Filed under: Critique
In the past several months since the streets of the so-called United States of America were set alight by riots after the murder of black teenager Mike Brown by a white police officer, an increasing number of people seem to be asking the question: do riots work?
In answering, people tend to look at the historical connection between violent unrest and the government granting concessions afterwards. While this connection is certainly very real, it misses some key aspects and drastically reduces the scope of what we might consider a so-called “victory.” The federal investigation into the Ferguson Police Department would likely never had occurred if not for the sustained unrest throughout 2014. The rioting that took place after a BART police officer murdered Oscar Grant is often credited with the officer’s arrest and subsequent conviction (however lenient.) Fear of further rioting in Birmingham is said to have prompted the federal government to pass the Civil Rights Act of 1964. And if the federal investigation, the conviction of a police officer, or the passing of legislation is what is sought after, then surely, the riots work. But we want much more than that; we desire the downfall of the capitalist-white-supremacist-patriarchal social order.
This thought process has emerged in reaction to the obscuring of violent (for lack of a better word) conflict in favor of a white-washed, pacifist history of struggle. Oftentimes liberals and others wishing to preserve social peace suggest that all struggles that were successful primarily utilized non-violent tactics. It may be tempting to accept the above framework as a response, but we do so at our own peril.
A more important question might ask why rioting is suddenly caught in this recuperative scheme. Before, the state was satisfied with repression coupled with the spreading of “outside agitator” narratives to isolate potential rioters. But since the Ferguson uprisings, the tactic has become more generalized. As a decreasing amount of people are put off by riots, and thus the strategy of erasing its potential must be shifted.
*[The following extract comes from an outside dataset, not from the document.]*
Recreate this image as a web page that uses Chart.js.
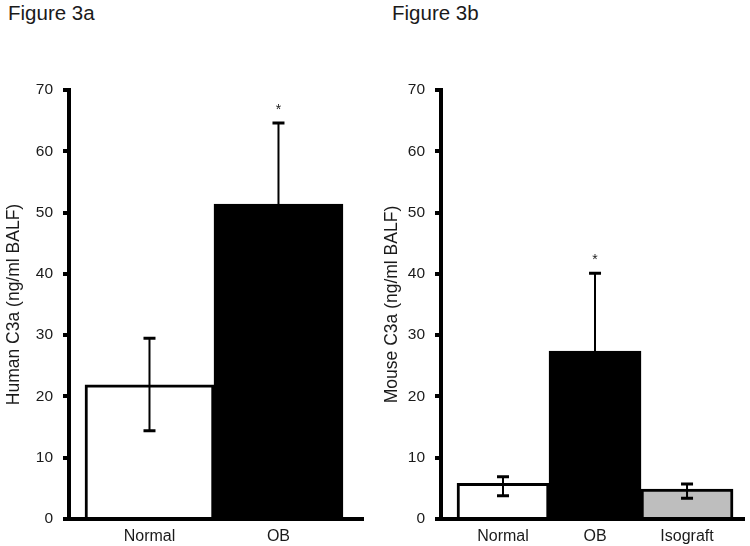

When the success of rioting is framed in terms of concessions won, it replaces the revolutionary nature of the riot with the agenda of reform. It becomes simply one of many tools in the activist’s toolkit to achieve “social change.” Want to pressure your elected officials? Riot. Revolutionaries seem to be misled by this newfound appreciation for formerly-condemned tactics and are excited for a culture that accepts and even supports not-so-civil disobedience. But when we agree to this framework, we only sacrifice this growing potential.
After periods of unrest, self-styled radicals often claim that violent tactics were the only way to grab media attention, to bring an issue to light, or the only way to make those in power listen. And this is not untrue. Those in power certainly only listen when they are being threatened, and rioting offers people a way to threaten power. But when a political solution is offered—the federal investigation, the indictment, etc.—it is not a reward for rising up, it is an attempt at de-escalation, at counter-insurgency. This is key to understanding the connection between uprisings and concessions.
In exchange for restoring social peace, the state offers superficial solutions to the underlying problems that caused people to riot in the first place. Rioters return to their homes, feeling accomplished while nothing fundamentally changes. Heralding these concessions as sincere accomplishments not only obscures their recuperative effect, but also mistakes them for genuinely progressive solutions. No amount of “bad apple” cops locked up could possibly end the oppression found in the very existence of police and prisons. No amount of legislation can replace the need to completely dismantle the state structure.
For riots to truly “work,” we must abandon the framework of the activist, and recognize the concessions of the state as what they truly are: attempts at recuperation. Each riot offers us the opportunity to find each other and act collectively, appropriating everything around us that was built for the functioning of capitalism for our own needs, or else do away with it. It is only through sustaining moments of rebellion that we might catch a glimpse of sincere success.